Downtown Hershey’s summer concert series will feature the talents of regional acts as well as local musicians getting national attention. Two bands will be featured each evening in a family-friendly atmosphere with food and beverages. Come out to enjoy live music in ChocolateTown Square on the second Saturday of each month, July through August from 7:00 to 10:00 p.m.
“The name Not Quite Einstein came as a result of a brainstorming session where we had over a hundred possible names. The band members voted and whittled the list down to a few then with just a few tweaks, we decided that Not Quite Einstein was the best. I guess that gives an indication of just how BAD the other choices were.” – Todd Grundon
Not Quite Einstein or the Einstein Band (as some people call us) is a variety band based in Central PA, whose goal is to provide top-notch entertainment. We are seasoned veteran musicians who came together from many different paths to form a variety band. With a wide variety of musical selection, we can cover music from all formats and genres.
The band has been in existence since 2000.
Hexbelt has the ability to cut across political, social, and economic boundaries to reach the masses. A peer in a crowd at a Hexbelt show would reveal a cross section of society, with baby boomers, neo-hippies, punks, blue collars, yuppies and the like; all jamming together as one.
Hexbelt truly is a unique band in an age of increasingly generic modern music.
Matheny, on the heels of 2017’s Strange Constellations LP and last spring’s EP “Moon Over Kenova,” is a breakout voice in country-rock, and keeps on proving it.

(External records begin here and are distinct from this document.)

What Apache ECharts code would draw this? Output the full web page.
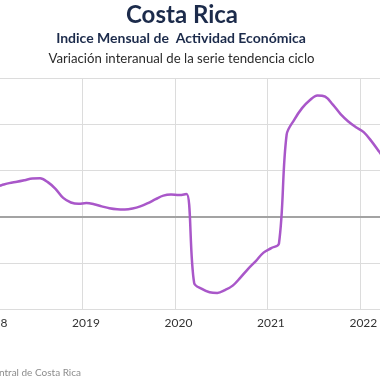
<!DOCTYPE html>
<html>
<head>
<meta charset="utf-8">
<script src="https://cdn.jsdelivr.net/npm/echarts@6/dist/echarts.min.js"></script>
<style>html,body{margin:0;padding:0;background:#fff;}#c{width:380px;height:380px;}</style>
</head>
<body>
<div id="c"></div>
<script>
const titleText = 'Costa Rica';
const subtitleText = 'Indice Mensual de  Actividad Económica';
const subsubText = 'Variación interanual de la serie tendencia ciclo';
const sourceText = 'Fuente: Banco Central de Costa Rica';

const months = [
 '2018-01','2018-02','2018-03','2018-04','2018-05','2018-06','2018-07','2018-08','2018-09','2018-10','2018-11','2018-12',
 '2019-01','2019-02','2019-03','2019-04','2019-05','2019-06','2019-07','2019-08','2019-09','2019-10','2019-11','2019-12',
 '2020-01','2020-02','2020-03','2020-04','2020-05','2020-06','2020-07','2020-08','2020-09','2020-10','2020-11','2020-12',
 '2021-01','2021-02','2021-03','2021-04','2021-05','2021-06','2021-07','2021-08','2021-09','2021-10','2021-11','2021-12',
 '2022-01','2022-02','2022-03','2022-04'
];
const imaeVar = [
 3.17, 3.40, 3.62, 3.77, 3.94, 4.12, 4.15, 3.73, 3.01, 2.02, 1.53, 1.38,
 1.46, 1.34, 1.11, 0.90, 0.79, 0.77, 0.87, 1.10, 1.46, 1.89, 2.27, 2.38,
 2.33, 2.45, -7.20, -7.82, -8.18, -8.26, -7.95, -7.47, -6.60, -5.66, -4.81, -3.90,
 -3.41, -2.92, 8.87, 10.50, 11.74, 12.60, 13.11, 12.98, 12.12, 11.09, 10.30, 9.68,
 9.14, 8.17, 7.03, 5.84
];
const yearTicks = [2018, 2019, 2020, 2021, 2022, 2023];
const yTicks = [-10, -5, 0, 5, 10, 15];

function monthPos(s) {
  const [y, m] = s.split('-').map(Number);
  return y + (m - 0.5) / 12;
}
const seriesData = months.map((mo, i) => [monthPos(mo), imaeVar[i]]);

const chart = echarts.init(document.getElementById('c'), null, {renderer: 'canvas'});
chart.setOption({
  animation: false,
  backgroundColor: '#ffffff',
  grid: {
    left: -10, right: -72.3, top: 78, bottom: 71,
    containLabel: false, outerBoundsMode: 'none'
  },
  xAxis: {
    type: 'value',
    min: yearTicks[0], max: yearTicks[yearTicks.length - 1], interval: 1,
    axisLine: {show: false},
    axisTick: {show: false},
    splitLine: {show: true, lineStyle: {color: '#dcdcdc', width: 1}},
    axisLabel: {
      color: '#333', fontFamily: 'Lato', fontSize: 12, margin: 8,
      padding: [0, 0, 0, 7],
      formatter: v => String(Math.round(v))
    }
  },
  yAxis: {
    type: 'value',
    min: yTicks[0], max: yTicks[yTicks.length - 1], interval: 5,
    axisLine: {show: false},
    axisTick: {show: false},
    axisLabel: {show: false},
    splitLine: {show: true, lineStyle: {color: '#dcdcdc', width: 1}}
  },
  series: [{
    type: 'line',
    data: seriesData,
    smooth: 0.35,
    showSymbol: false,
    lineStyle: {color: '#a957c9', width: 2.5},
    markLine: {
      silent: true,
      symbol: 'none',
      label: {show: false},
      lineStyle: {color: '#a3a3a3', width: 2, type: 'solid'},
      data: [{yAxis: 0}]
    },
    z: 5
  }],
  graphic: [
    {type: 'text', x: 182, y: 15, style: {text: titleText, font: 'bold 24px Lato', fill: '#1c2b4b', textAlign: 'center', textVerticalAlign: 'middle'}},
    {type: 'text', x: 181, y: 38.5, style: {text: subtitleText, font: 'bold 14px Lato', fill: '#1c2b4b', textAlign: 'center', textVerticalAlign: 'middle'}},
    {type: 'text', x: 181.5, y: 59, style: {text: subsubText, font: '13.2px Lato', fill: '#2b2b2b', textAlign: 'center', textVerticalAlign: 'middle'}},
    {type: 'text', x: 81, y: 373, style: {text: sourceText, font: '10px Lato', fill: '#8c8c8c', textAlign: 'right', textVerticalAlign: 'middle'}}
  ]
});
</script>
</body>
</html>
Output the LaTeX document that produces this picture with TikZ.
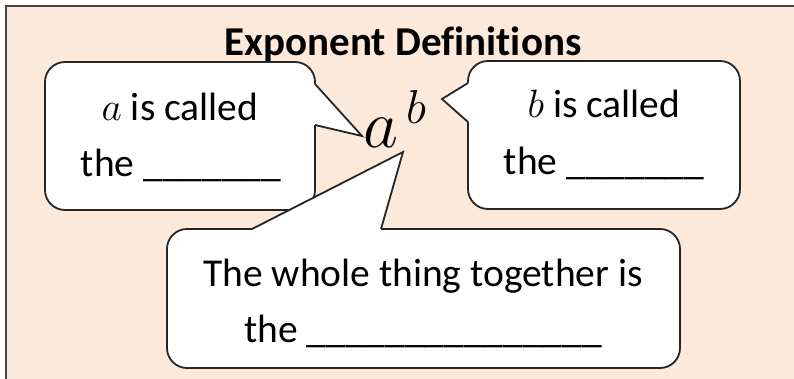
\RequirePackage{fix-cm}
\documentclass[tikz,border=0pt]{standalone}
\usepackage{fontspec}
\setmainfont{Carlito}[Ligatures=NoCommon]
\definecolor{peach}{HTML}{FDE9D9}
\definecolor{edge}{HTML}{262626}
\begin{document}
\begin{tikzpicture}[x=1pt,y=-1pt,
  bubble/.style={fill=white, draw=edge, line width=1.8pt, rounded corners=20pt, inner sep=0pt},
  ptrfill/.style={fill=white},
  ptr/.style={draw=edge, line width=1.8pt, line join=miter},
  txt/.style={font=\fontsize{39.5}{41}\selectfont, inner sep=0pt, anchor=base},
  ttl/.style={font=\bfseries\fontsize{41}{43}\selectfont, inner sep=0pt, anchor=base}]
\useasboundingbox (0,0) rectangle (794,379);
\fill[peach] (6,6) rectangle (794,379);
\draw[line width=2pt, edge!85] (6,379) -- (6,6) -- (794,6);

\node[ttl] (title) at (403,56) {Exponent Definitions};

% bubble 1
\node[bubble, minimum width=270pt, minimum height=148pt] (b1) at (180,136) {};
\coordinate (p1a) at (315,84);
\coordinate (p1b) at (315,125);
\coordinate (t1) at (362,136);
\fill[ptrfill] (310,84) -- (p1a) -- (t1) -- (p1b) -- (310,125) -- cycle;
\draw[ptr] (p1a) -- (t1) -- (p1b);

% bubble 2
\node[bubble, minimum width=272pt, minimum height=148pt] (b2) at (604,135) {};
\coordinate (p2a) at (468,83);
\coordinate (p2b) at (468,122);
\coordinate (t2) at (442,99);
\fill[ptrfill] (473,83) -- (p2a) -- (t2) -- (p2b) -- (473,122) -- cycle;
\draw[ptr] (p2a) -- (t2) -- (p2b);

% bubble 3
\node[bubble, minimum width=513pt, minimum height=139pt] (b3) at (423.5,298.5) {};
\coordinate (p3a) at (252,229);
\coordinate (p3b) at (381,229);
\coordinate (t3) at (403,152);
\fill[ptrfill] (252,234) -- (p3a) -- (t3) -- (p3b) -- (381,234) -- cycle;
\draw[ptr] (p3a) -- (t3) -- (p3b);

% texts
\node[txt] (a1) at (180,121) {$a$ is called};
\node[txt] (a2) at (181,177) {the \_\_\_\_\_\_\_};
\node[txt] (c1) at (604,118) {$b$ is called};
\node[txt] (c2) at (604,175) {the \_\_\_\_\_\_\_};
\node[txt] (d1) at (423,286) {The whole thing together is};
\node[txt] (d2) at (423,342) {the \_\_\_\_\_\_\_\_\_\_\_\_\_\_\_};

\node[inner sep=0pt, anchor=base west, font=\fontsize{68}{70}\selectfont] (ab) at (363,148) {$a^{\,b}$};
\end{tikzpicture}
\end{document}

The B-side of the new single, “Christian Name,” manages to turn variations on a theme into three or four distinct hooks, any one of which would have been enough for most songsmiths to hang their hat on. Tom Petty is in there somewhere beneath the world-weary country-rock exterior, but so is the dark-tinged bluesy folk of Lucinda Williams.
For some, Matheny’s tribute to Centro-matic will represent a nostalgic trip; for others it may be an entrée into the music of both Misra mainstays. The thing is, either way, it’s a pair of tracks worthy of play on repeat: Two gems with equal parts twang and tremolo, clever riffs and thoughtful words, delivered with deceptive ease.